The flexible implementation of our study minimally disrupted hospital routines,28 but possibly at the expense of a weaker intervention54 that generated no incremental benefit in hospitals with already well-organized discharge procedures including routine HP-PCP communication, critical medication review, and a high awareness of polypharmacy and deprescribing.

Limitations

Our study suffered from under-recruitment in most hospitals during the first two waves of the COVID-19 pandemic in Switzerland, resulting in some loss of power. However, we assume a low risk of a false-negative result (Methods, eMethods 3).

The study design with a voluntary hospital sample and cluster-randomization before patient recruitment carried the risk of selection bias. HPs were instructed to invite all eligible patients to participate, but depending on workload, this was surely not always possible, and it is unclear how fluctuations in recruitment intensity may have affected the outcomes. Imperfect blinding (i.e., of junior HPs only), losses to follow-up, incomplete medication data, self-declared outcomes, and subjective measurement tools (e.g., for QoL) were other potential sources of bias.

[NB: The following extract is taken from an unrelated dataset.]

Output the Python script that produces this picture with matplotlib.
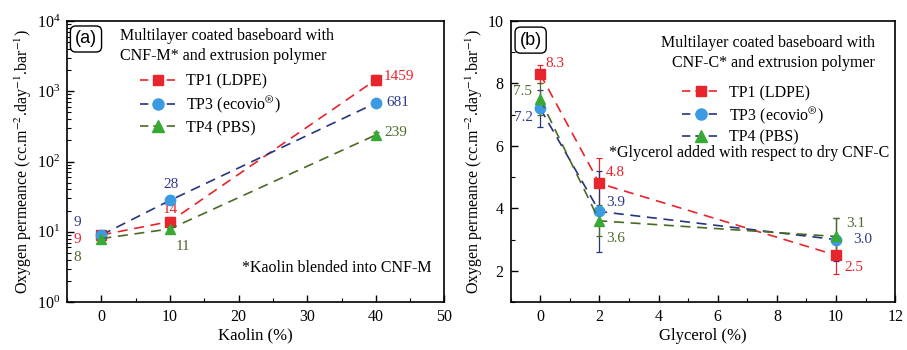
import numpy as np
import matplotlib
matplotlib.use('Agg')
import matplotlib.pyplot as plt
from matplotlib.lines import Line2D
from matplotlib.ticker import MultipleLocator, LogLocator, NullFormatter

plt.rcParams['font.family'] = ['Liberation Serif', 'DejaVu Serif']
plt.rcParams['mathtext.fontset'] = 'stix'
plt.rcParams['xtick.direction'] = 'in'
plt.rcParams['ytick.direction'] = 'in'

# Panel (a): kaolin content vs oxygen permeance
kaolin = [0, 10, 40]
a_tp1 = [9, 14, 1459]
a_tp1_err = [1.0, 2.0, 250]
a_tp3 = [9, 28, 681]
a_tp3_err = [1.0, 2.5, 70]
a_tp4 = [8, 11, 239]
a_tp4_err = [0.8, 1.2, 25]

# Panel (b): glycerol content vs oxygen permeance
glycerol = [0, 2, 10]
b_tp1 = [8.3, 4.8, 2.5]
b_tp1_err = [0.3, 0.8, 0.6]
b_tp3 = [7.2, 3.9, 3.0]
b_tp3_err = [0.6, 1.3, 0.7]
b_tp4 = [7.5, 3.6, 3.1]
b_tp4_err = [0.5, 0.5, 0.6]

series_names = ['TP1 (LDPE)', 'TP3 (ecovio$^{\\circledR}$)', 'TP4 (PBS)']

red_line, red_mk, red_txt = '#e8242c', '#e8242c', '#e8242c'
blue_line, blue_mk, blue_txt = '#26357f', '#3b9be0', '#2e3a87'
green_line, green_mk, green_txt = '#4a6a26', '#39a935', '#4f6b2e'

ylabel = 'Oxygen permeance (cc.m$^{-2}$.day$^{-1}$.bar$^{-1}$)'
fs = 11.5


def draw(ax, x, y, err, lc, mc, marker, ms):
    ax.errorbar(x, y, yerr=err, color=lc, lw=1.2, dashes=(6, 4),
                marker=marker, ms=ms, mfc=mc, mec=mc, ecolor=lc,
                elinewidth=0.9, capsize=2.5, capthick=0.9, zorder=3)


def handles(colors):
    out = []
    for (lc, mc), m, ms in zip(colors, ['s', 'o', '^'], [7, 8, 8]):
        out.append(Line2D([], [], color=lc, lw=1.2, dashes=(5, 3),
                          marker=m, ms=ms, mfc=mc, mec=mc))
    return out


def panel_tag(ax, s, x, y):
    ax.text(x, y, s, transform=ax.transAxes, ha='center', va='center',
            fontsize=13, family='Liberation Sans',
            bbox=dict(boxstyle='round,pad=0.25,rounding_size=0.3',
                      fc='white', ec='black', lw=1.0))


fig = plt.figure(figsize=(9.07, 3.5), dpi=100)
ax1 = fig.add_axes([0.074, 0.137, 0.416, 0.803])
ax2 = fig.add_axes([0.563, 0.137, 0.424, 0.803])

# ---- left panel
draw(ax1, kaolin, a_tp1, a_tp1_err, red_line, red_mk, 's', 7)
draw(ax1, kaolin, a_tp3, a_tp3_err, blue_line, blue_mk, 'o', 7.5)
draw(ax1, kaolin, a_tp4, a_tp4_err, green_line, green_mk, '^', 7.5)
ax1.set_yscale('log')
ax1.set_xlim(-5, 50)
ax1.set_ylim(1, 1e4)
ax1.xaxis.set_major_locator(MultipleLocator(10))
ax1.xaxis.set_minor_locator(MultipleLocator(5))
ax1.yaxis.set_major_locator(LogLocator(base=10, numticks=10))
ax1.yaxis.set_minor_locator(LogLocator(base=10, subs=np.arange(2, 10), numticks=20))
ax1.yaxis.set_minor_formatter(NullFormatter())
ax1.set_xlabel('Kaolin (%)', fontsize=12, labelpad=2)
ax1.set_ylabel(ylabel, fontsize=fs, labelpad=2)

for (x, y, s, c, ha) in [(-3.5, 13.5, '9', blue_txt, 'center'),
                         (-3.5, 7.7, '9', red_txt, 'center'),
                         (-3.5, 4.3, '8', green_txt, 'center'),
                         (10.2, 47, '28', blue_txt, 'center'),
                         (10.0, 21, '14', red_txt, 'center'),
                         (11.9, 6.1, '11', green_txt, 'center'),
                         (41.2, 1600, '1459', red_txt, 'left'),
                         (41.6, 690, '681', blue_txt, 'left'),
                         (41.2, 260, '239', green_txt, 'left')]:
    ax1.text(x, y, s, color=c, ha=ha, va='center', fontsize=11)

ax1.text(0.14, 0.91, 'Multilayer coated baseboard with\nCNF-M* and extrusion polymer',
         transform=ax1.transAxes, ha='left', va='center', fontsize=fs,
         linespacing=1.3)
ax1.text(0.965, 0.12, '*Kaolin blended into CNF-M', transform=ax1.transAxes,
         ha='right', va='center', fontsize=fs)
ax1.legend(handles([(red_line, red_mk), (blue_line, blue_mk), (green_line, green_mk)]),
           series_names, loc='upper left', bbox_to_anchor=(0.175, 0.835),
           frameon=False, fontsize=fs, handlelength=2.3, handletextpad=0.6,
           labelspacing=0.3, borderaxespad=0)
panel_tag(ax1, '(a)', 0.05, 0.936)

# ---- right panel
draw(ax2, glycerol, b_tp1, b_tp1_err, red_line, red_mk, 's', 7)
draw(ax2, glycerol, b_tp3, b_tp3_err, blue_line, blue_mk, 'o', 7.5)
draw(ax2, glycerol, b_tp4, b_tp4_err, green_line, green_mk, '^', 7.5)
ax2.set_xlim(-1, 12)
ax2.set_ylim(1, 10)
ax2.xaxis.set_major_locator(MultipleLocator(2))
ax2.xaxis.set_minor_locator(MultipleLocator(1))
ax2.yaxis.set_major_locator(MultipleLocator(2))
ax2.yaxis.set_minor_locator(MultipleLocator(1))
ax2.set_xlabel('Glycerol (%)', fontsize=12, labelpad=2)
ax2.set_ylabel(ylabel, fontsize=fs, labelpad=2)

for (x, y, s, c) in [(0.5, 8.65, '8.3', red_txt),
                     (-0.6, 7.75, '7.5', green_txt),
                     (-0.57, 6.9, '7.2', blue_txt),
                     (2.55, 5.15, '4.8', red_txt),
                     (2.55, 4.2, '3.9', blue_txt),
                     (2.55, 3.05, '3.6', green_txt),
                     (10.65, 3.5, '3.1', green_txt),
                     (10.9, 3.0, '3.0', blue_txt),
                     (10.6, 2.1, '2.5', red_txt)]:
    ax2.text(x, y, s, color=c, ha='center', va='center', fontsize=11)

ax2.text(0.948, 0.885, 'Multilayer coated baseboard with\nCNF-C* and extrusion polymer',
         transform=ax2.transAxes, ha='right', va='center', fontsize=fs,
         multialignment='right', linespacing=1.35)
ax2.text(0.985, 0.53, '*Glycerol added with respect to dry CNF-C',
         transform=ax2.transAxes, ha='right', va='center', fontsize=fs)
ax2.legend(handles([(red_line, red_mk), (blue_line, blue_mk), (blue_line, green_mk)]),
           series_names, loc='upper left', bbox_to_anchor=(0.43, 0.795),
           frameon=False, fontsize=fs, handlelength=2.3, handletextpad=0.6,
           labelspacing=0.25, borderaxespad=0)
panel_tag(ax2, '(b)', 0.052, 0.932)

for ax in (ax1, ax2):
    ax.tick_params(which='major', length=5, width=1, labelsize=fs, pad=5)
    ax.tick_params(which='minor', length=3, width=0.8)
    ax.tick_params(top=False, right=False, which='both')
    for sp in ax.spines.values():
        sp.set_linewidth(1.2)

fig.savefig('out.png', dpi=100)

Although our evaluation of the checklists suggested that the hospitals implemented the study largely as instructed, the COVID-19-related additional workload may at times have favored a somewhat leaner implementation on the HPs’ own initiative (e.g., cursory medication review).

Finally, we must assume that the HP-PCP communication in the postdischarge period, which we could not monitor reliably, was incompletely documented. That being said, follow-up surveys among PCPs confirmed that they often and readily adopted changes to their patients’ long-term medication without further consultation with HPs.28

CONCLUSIONS

Our dual intervention combining a patient-centered medication review with enhanced medication-related information transfer between HPs and PCPs neither delayed hospital readmission nor impacted health care utilization, mortality, polypharmacy, or medication appropriateness among older inpatients after discharge. Given the consistency in all outcomes, we assume a true null result despite the limited sample size. Prioritizing flexibility over implementation rigor may have weakened the intervention. Our data and experience may help to strike an optimal balance between practicality and stringency in future hospital discharge interventions.